Per molti anni in Italia s’era diffusa la voce che gli operai impiegati nel rimboschimento di alcune regioni del sud, per paura di perdere il lavoro, dessero fuoco ai boschi. Un po’ come Penelope disfacevano di notte quello che avevano fatto di giorno.
Ora sta diventando un affare economico l’anidride carbonica che gli alberi sono in grado di assorbire. Si è creato un mercato dove praticamente ognuno può vendere l’aria buona che produce a quelli che invece producono aria inquinata.

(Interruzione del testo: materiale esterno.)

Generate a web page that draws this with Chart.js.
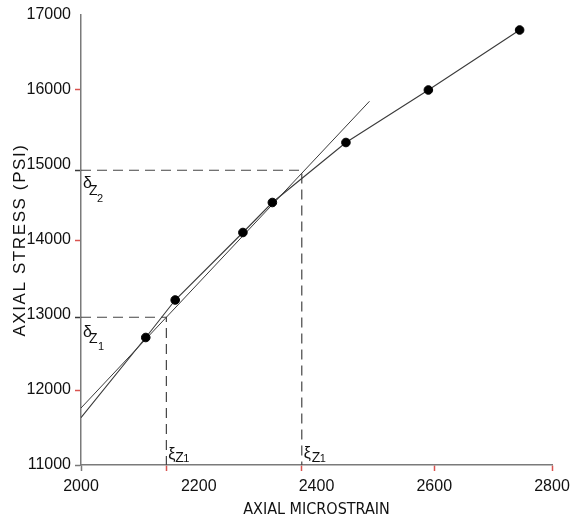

Le intuizioni di chi qualche anno fa (prima della crisi dei rifiuti) pensò di vendere “aria di Napoli” in scatola, seppur in forma diversa, appaiono sempre più praticabili ed attuali.
In Brasile sono già partiti. Famiglie autoctone (indios) dello Stato di Amazonas, il più grande dell’Amazzonia brasiliana, riceveranno dal governo risorse mensili per preservare la foresta. I fondi verranno dalla vendita i “buoni-CO2” sul mercato internazionale e 8.500 famiglie riceveranno da 50 a 600 real (da 20 a 400 euro al mese, a seconda del loro impegno nella protezione dell’ambiente in cui vivono).
L’Istituto di ricerche ambientali dell’Amazzonia (Inpe) ha calcolato che la foresta ancora i piedi in Amazonas sia in grado di sottrarre dall’atmosfera 113 milioni di tonnellate di CO2 all’ anno. Vendendo buoni di credito CO2, a Paesi industriali che inquinino al di sopra del tetto previsto dal protocollo di Kyoto, il governo di Amazonas ritiene i poter raccogliere circa 12 milioni di euro all’ anno.